Yesterday was the second day of the 2012 Best Practices Exchange, and the sessions I attended were delightfully heavy on discussion and information sharing. I had some problems accessing the hotel's wifi last night and the BPE is still going on, so I'm going to post a few of yesterday's highlights before turning my attention back to this morning's discussion:
- Arian Ravanbakhsh, whose morning plenary speech focused on the Presidential Memorandum - Managing Government Records and U.S. National Archives and Records Administration (NARA) efforts to implement it, made an important point that all too often gets overlooked: even though an ever-increasing percentage of records created government agencies are born-digital, government archivists will continue to accession paper records well into the future. Substantial quantities of paper federal records have extremely long retention periods and won't be transferred to NARA until the mid-21st century, and, judging from the nodding heads in the audience, most state government archivists (l'Archivista included) anticipate that they'll continue to take in paper records for at least several more decades. Sometimes, I forget that we as a profession will have to ensure that at least two future generations of archivists have the knowledge and skills needed to accession, describe, and provide access to paper records. At the moment, finding new archivists who have the requisite interest and ability isn't much of a challenge -- sadly, archival education programs still attract significant numbers of students who don't want to work with electronic records -- but things might be quite different in 2030.

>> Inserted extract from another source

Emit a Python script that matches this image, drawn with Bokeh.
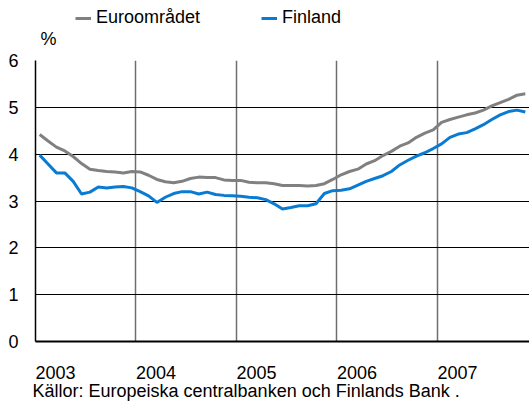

- Butch Lazorchak of the Library of Congress highlighted a forthcoming grant opportunity: the Federal Geographic Data Committee, which is responsible for coordinating geospatial data gathering across the federal government and coordinates with state and local governments to assemble a comprehensive body of geospatial data, plans to offer geospatial archiving business planning grants in fiscal year 2013. The formal announcement should be released within a few weeks.
- Butch also highlighted a couple of tools about which I was aware but haven't really examined closely: the GeoMAPP Geoarchiving Business Planning Toolkit, which can easily be adapted to support business planning for preservation of other types of digital content, the GeoMAPP Geoarchiving Self-Assessment, which lends itself to similar modifications, and the National Digital Stewardship Alliance's Digital Preservation in a Box, a collection of resources that support teaching and self-directed learning about digital preservation.
- This BPE has seen a lot of discussion about the importance and difficulty of cultivating solid relationships with CIOs, and this morning one state archivist made what I think is an essential point: when talking to CIOs, archivists really need to emphasize the value added by records management and digital preservation. As a rule, we simply haven't done so.
- This BPE has also generated a lot of ideas about how to support states that have yet to establish electronic records programs, and in the coming months you'll see the Council of State Archivists' State Electronic Records Initiative start turning these ideas into action. As a particularly lively discussion was unfolding this morning, it struck me that most of the people taking part in established full-fledged programs only after they had completed several successful projects; in fact, intense discussions about the challenges associated with transforming projects into programs took place at several early BPEs. If you don't have any hands-on electronic records experience and are facing resource constraints, it makes sense to identify a pressing but manageable problem, figure out how to solve it, and then move on to a few bigger, more complex projects. After you've accumulated a few successes and learned from a few surprises or failures, you can focus on establishing a full-fledged program.